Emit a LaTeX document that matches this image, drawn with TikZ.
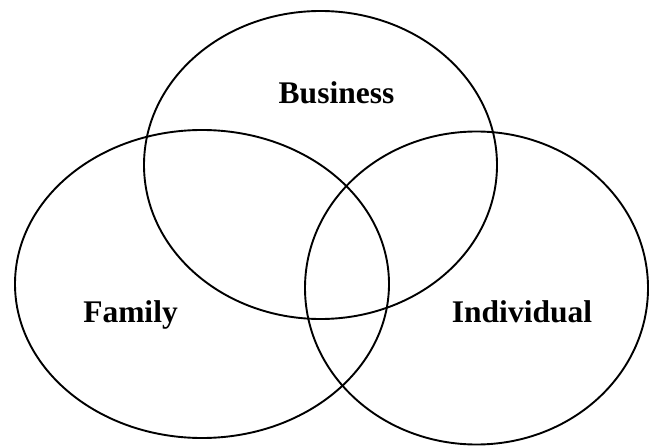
\documentclass[tikz,border=0pt]{standalone}
\usepackage{fontspec}
\setmainfont{Liberation Serif}
\begin{document}
\begin{tikzpicture}[x=1pt,y=-1pt,
  ring/.style={draw=black,line width=1.9pt},
  lbl/.style={font=\fontsize{31.5}{36}\selectfont\bfseries,anchor=base,inner sep=0pt}]
\useasboundingbox (0,0) rectangle (655,446);
\draw[ring] (320.5,165) ellipse [x radius=176.5, y radius=154];
\draw[ring] (202,284) ellipse [x radius=187, y radius=154];
\draw[ring] (476.5,288) ellipse [x radius=171.5, y radius=156.5];
\node[lbl] (business) at (336.5,104) {Business};
\node[lbl] (family) at (130.5,322) {Family};
\node[lbl] (individual) at (522,322) {Individual};
\end{tikzpicture}
\end{document}
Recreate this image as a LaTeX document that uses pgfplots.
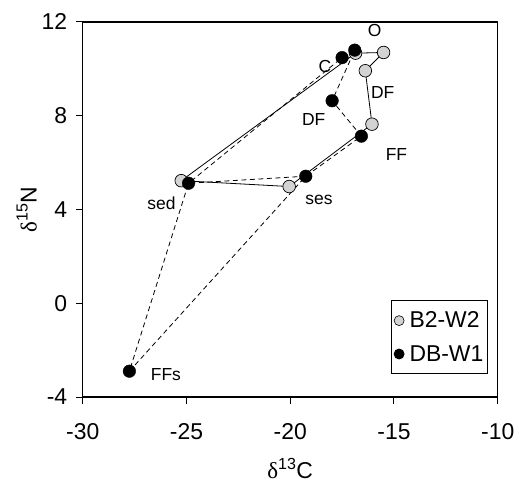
\documentclass[border=0pt]{standalone}
\usepackage{pgfplots}
\pgfplotsset{compat=1.18}
\usepackage{fontspec}
\setmainfont{Liberation Sans}
\newfontfamily\seriffont{Liberation Serif}
\definecolor{lgrey}{RGB}{211,211,211}
\newcommand{\bigfnt}{\fontsize{23}{27}\selectfont}
\newcommand{\labfnt}{\fontsize{17.5}{21}\selectfont}
\begin{document}
\begin{tikzpicture}
\begin{axis}[
  scale only axis, width=415bp, height=375bp,
  xmin=-30, xmax=-10, ymin=-4, ymax=12,
  xtick={-30,-25,-20,-15,-10}, xticklabels={-30,-25,-20,-15,-10},
  ytick={-4,0,4,8,12}, yticklabels={-4,0,4,8,12},
  tick align=outside, xtick pos=left, ytick pos=left,
  major tick length=7bp,
  every tick/.style={black, line width=1bp},
  axis line style={line width=1.3bp},
  tick label style={font=\bigfnt},
  xticklabel style={yshift=-16bp},
  yticklabel style={xshift=-5bp},
  every axis x label/.style={at={(axis description cs:0.5,-0.218)}, anchor=base, font=\bigfnt},
  every axis y label/.style={at={(axis description cs:-0.135,0.5)}, rotate=90, anchor=center, font=\bigfnt},
  xlabel={{\seriffont δ}\textsuperscript{13}C},
  ylabel={{\seriffont δ}\textsuperscript{15}N},
  clip=false,
  legend image code/.code={\filldraw[#1] (0cm,0cm) circle (5bp);},
  legend cell align=left,
  legend style={at={(axis description cs:0.976,0.0613)}, anchor=south east,
    draw=black, line width=0.8bp, fill=white, font=\bigfnt,
    inner xsep=2bp, inner ysep=9bp, row sep=12bp,
    /tikz/every odd column/.append style={column sep=3bp},
    /tikz/every even column/.append style={column sep=0bp}},
]
% B2-W2 solid polygon
\addplot[black, line width=0.8bp, forget plot] coordinates {
  (-25.25,5.23) (-16.85,10.67) (-15.5,10.7) (-16.38,9.92) (-16.06,7.64) (-20.05,4.98) (-25.25,5.23)
};
% DB-W1 dashed
\addplot[black, line width=0.8bp, dash pattern=on 5bp off 3.5bp, forget plot] coordinates {
  (-19.25,5.42) (-24.9,5.12) (-27.75,-2.9) (-19.25,5.42) (-16.57,7.13) (-17.98,8.64) (-16.89,10.8) (-17.5,10.48) (-24.9,5.12)
};
% B2-W2 markers
\addplot[only marks, mark=*, mark size=6.3bp, mark options={fill=lgrey, draw=black, line width=0.7bp}, forget plot] coordinates {
  (-25.25,5.23) (-20.05,4.98) (-16.85,10.67) (-15.5,10.7) (-16.38,9.92) (-16.06,7.64)
};
% DB-W1 markers
\addplot[only marks, mark=*, mark size=6.3bp, mark options={fill=black, draw=black}, forget plot] coordinates {
  (-24.9,5.12) (-19.25,5.42) (-27.75,-2.9) (-17.5,10.48) (-16.89,10.8) (-17.98,8.64) (-16.57,7.13)
};
\addlegendimage{fill=lgrey, draw=black, line width=0.6bp}
\addlegendentry{B2-W2}
\addlegendimage{fill=black, draw=black}
\addlegendentry{DB-W1}
% point labels
\node[font=\labfnt] at (axis cs:-15.93,11.62) {O};
\node[font=\labfnt] at (axis cs:-18.33,10.09) {C};
\node[font=\labfnt] at (axis cs:-15.54,9.01) {DF};
\node[font=\labfnt] at (axis cs:-18.87,7.82) {DF};
\node[font=\labfnt] at (axis cs:-14.88,6.36) {FF};
\node[font=\labfnt] at (axis cs:-26.2,4.26) {sed};
\node[font=\labfnt] at (axis cs:-18.61,4.40) {ses};
\node[font=\labfnt] at (axis cs:-25.99,-3.03) {FFs};
\end{axis}
\pgfresetboundingbox
\path[use as bounding box] (current axis.south west) ++(-82.7bp,-90bp) rectangle ++(532bp,487bp);
\end{tikzpicture}
\end{document}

▶ **DIRECTIONS FOR THIS TASK**
Each record above is to be restated exactly, with its pictures removed from the copy.

▶ **EXERCISE RESPONSE**
Emit a LaTeX document that matches this image, drawn with TikZ.
\documentclass[tikz,border=0pt]{standalone}
\usepackage{fontspec}
\setmainfont{Liberation Serif}
\begin{document}
\begin{tikzpicture}[x=1pt,y=-1pt,
  ring/.style={draw=black,line width=1.9pt},
  lbl/.style={font=\fontsize{31.5}{36}\selectfont\bfseries,anchor=base,inner sep=0pt}]
\useasboundingbox (0,0) rectangle (655,446);
\draw[ring] (320.5,165) ellipse [x radius=176.5, y radius=154];
\draw[ring] (202,284) ellipse [x radius=187, y radius=154];
\draw[ring] (476.5,288) ellipse [x radius=171.5, y radius=156.5];
\node[lbl] (business) at (336.5,104) {Business};
\node[lbl] (family) at (130.5,322) {Family};
\node[lbl] (individual) at (522,322) {Individual};
\end{tikzpicture}
\end{document}
Recreate this image as a LaTeX document that uses pgfplots.
\documentclass[border=0pt]{standalone}
\usepackage{pgfplots}
\pgfplotsset{compat=1.18}
\usepackage{fontspec}
\setmainfont{Liberation Sans}
\newfontfamily\seriffont{Liberation Serif}
\definecolor{lgrey}{RGB}{211,211,211}
\newcommand{\bigfnt}{\fontsize{23}{27}\selectfont}
\newcommand{\labfnt}{\fontsize{17.5}{21}\selectfont}
\begin{document}
\begin{tikzpicture}
\begin{axis}[
  scale only axis, width=415bp, height=375bp,
  xmin=-30, xmax=-10, ymin=-4, ymax=12,
  xtick={-30,-25,-20,-15,-10}, xticklabels={-30,-25,-20,-15,-10},
  ytick={-4,0,4,8,12}, yticklabels={-4,0,4,8,12},
  tick align=outside, xtick pos=left, ytick pos=left,
  major tick length=7bp,
  every tick/.style={black, line width=1bp},
  axis line style={line width=1.3bp},
  tick label style={font=\bigfnt},
  xticklabel style={yshift=-16bp},
  yticklabel style={xshift=-5bp},
  every axis x label/.style={at={(axis description cs:0.5,-0.218)}, anchor=base, font=\bigfnt},
  every axis y label/.style={at={(axis description cs:-0.135,0.5)}, rotate=90, anchor=center, font=\bigfnt},
  xlabel={{\seriffont δ}\textsuperscript{13}C},
  ylabel={{\seriffont δ}\textsuperscript{15}N},
  clip=false,
  legend image code/.code={\filldraw[#1] (0cm,0cm) circle (5bp);},
  legend cell align=left,
  legend style={at={(axis description cs:0.976,0.0613)}, anchor=south east,
    draw=black, line width=0.8bp, fill=white, font=\bigfnt,
    inner xsep=2bp, inner ysep=9bp, row sep=12bp,
    /tikz/every odd column/.append style={column sep=3bp},
    /tikz/every even column/.append style={column sep=0bp}},
]
% B2-W2 solid polygon
\addplot[black, line width=0.8bp, forget plot] coordinates {
  (-25.25,5.23) (-16.85,10.67) (-15.5,10.7) (-16.38,9.92) (-16.06,7.64) (-20.05,4.98) (-25.25,5.23)
};
% DB-W1 dashed
\addplot[black, line width=0.8bp, dash pattern=on 5bp off 3.5bp, forget plot] coordinates {
  (-19.25,5.42) (-24.9,5.12) (-27.75,-2.9) (-19.25,5.42) (-16.57,7.13) (-17.98,8.64) (-16.89,10.8) (-17.5,10.48) (-24.9,5.12)
};
% B2-W2 markers
\addplot[only marks, mark=*, mark size=6.3bp, mark options={fill=lgrey, draw=black, line width=0.7bp}, forget plot] coordinates {
  (-25.25,5.23) (-20.05,4.98) (-16.85,10.67) (-15.5,10.7) (-16.38,9.92) (-16.06,7.64)
};
% DB-W1 markers
\addplot[only marks, mark=*, mark size=6.3bp, mark options={fill=black, draw=black}, forget plot] coordinates {
  (-24.9,5.12) (-19.25,5.42) (-27.75,-2.9) (-17.5,10.48) (-16.89,10.8) (-17.98,8.64) (-16.57,7.13)
};
\addlegendimage{fill=lgrey, draw=black, line width=0.6bp}
\addlegendentry{B2-W2}
\addlegendimage{fill=black, draw=black}
\addlegendentry{DB-W1}
% point labels
\node[font=\labfnt] at (axis cs:-15.93,11.62) {O};
\node[font=\labfnt] at (axis cs:-18.33,10.09) {C};
\node[font=\labfnt] at (axis cs:-15.54,9.01) {DF};
\node[font=\labfnt] at (axis cs:-18.87,7.82) {DF};
\node[font=\labfnt] at (axis cs:-14.88,6.36) {FF};
\node[font=\labfnt] at (axis cs:-26.2,4.26) {sed};
\node[font=\labfnt] at (axis cs:-18.61,4.40) {ses};
\node[font=\labfnt] at (axis cs:-25.99,-3.03) {FFs};
\end{axis}
\pgfresetboundingbox
\path[use as bounding box] (current axis.south west) ++(-82.7bp,-90bp) rectangle ++(532bp,487bp);
\end{tikzpicture}
\end{document}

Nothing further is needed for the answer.